O pudor e a vontade de falar

No decorrer das conversas, Raquel S. apercebeu-se que havia uma grande disponibilidade por parte dos entrevistados para falar sobre um tema tido como difícil e sensível e tratado com certo pudor. “As pessoas diziam coisas como: ‘Ah, lembrei-me que [a minha mãe] tinha um sinal... já me tinha esquecido.” Foi através desta pesquisa aprofundada que chegou à história de uma rapariga que, quando nasceu, era muito parecida com uma tia que tinha morrido ou à memória de uma menina de quatro anos que ia abraçada ao pai, enquanto este guiava depressa na mota onde seguiam.

Depois da recolha de conteúdos para o texto, a encenadora inspirou-se nos processos neurológicos e neuropsicológicos para estruturar a peça. “O nosso cérebro não guarda as coisas todas juntas.

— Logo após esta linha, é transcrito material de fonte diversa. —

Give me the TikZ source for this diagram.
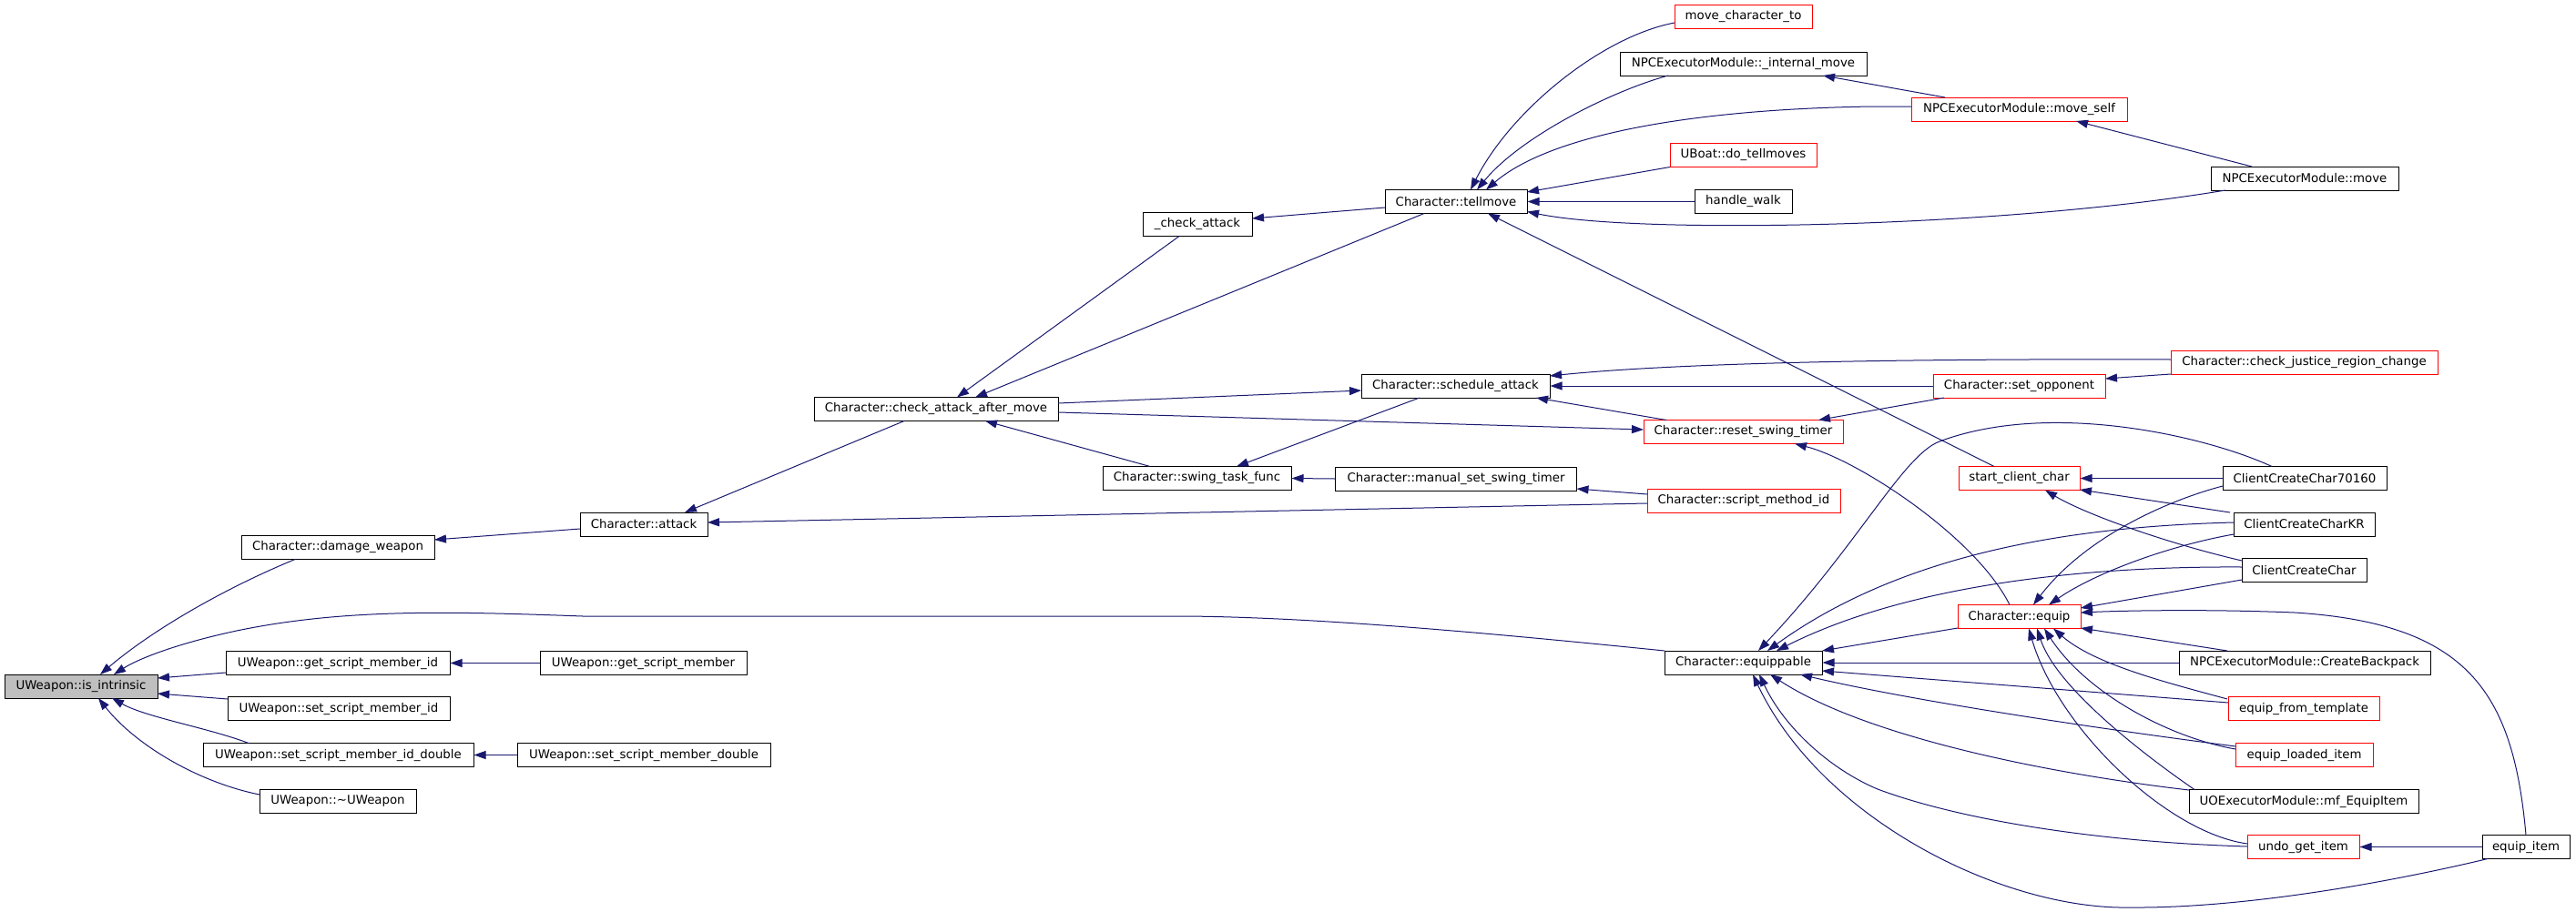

Para aceder a uma memória, são activadas várias áreas, o que pode tornar difícil recuperar informação e ordená-la de forma coerente”, afirma Raquel.

O funcionamento do cérebro, que “muitas vezes injecta emoção nas memórias para que as possamos guardar”, é falível por natureza e feito de avanços e retrocessos, tal e qual como o monólogo atípico interpretado por Margarida Gonçalves. Tendo como pano de fundo um cenário minimalista, que procura criar um ambiente o mais abstracto possível, a peça começa por ser uma espécie de teatro-conferência em que a memória é abordada numa perspectiva teórica. Aos poucos vai mudando de registo e recorre a alguns desvios, correcções e parênteses para dar voz às histórias de perda. “A linguagem também é um lugar de falha, porque nós tentámos usá-la e ela quebra-se”, reconhece.

Longe quer ser um espaço de vulnerabilidade para pensar no que significa perder alguém e no que resta daqueles que partem na memória daqueles que ficam. No primeiro dia de FITEI, sobe ainda a palco a brasileira Aquela Cia. com Caranguejo Overdrive, uma encenação de Marco André Nunes que “conta a história de Cosme, apanhador de caranguejos no mangue carioca da metade do século XIX”, que reflecte sobre o Rio Janeiro de hoje a partir de uma base documental. A peça está em cena terça e quarta-feira no Grande Auditório do Teatro Rivoli e sábado na Casa das Artes de Felgueiras.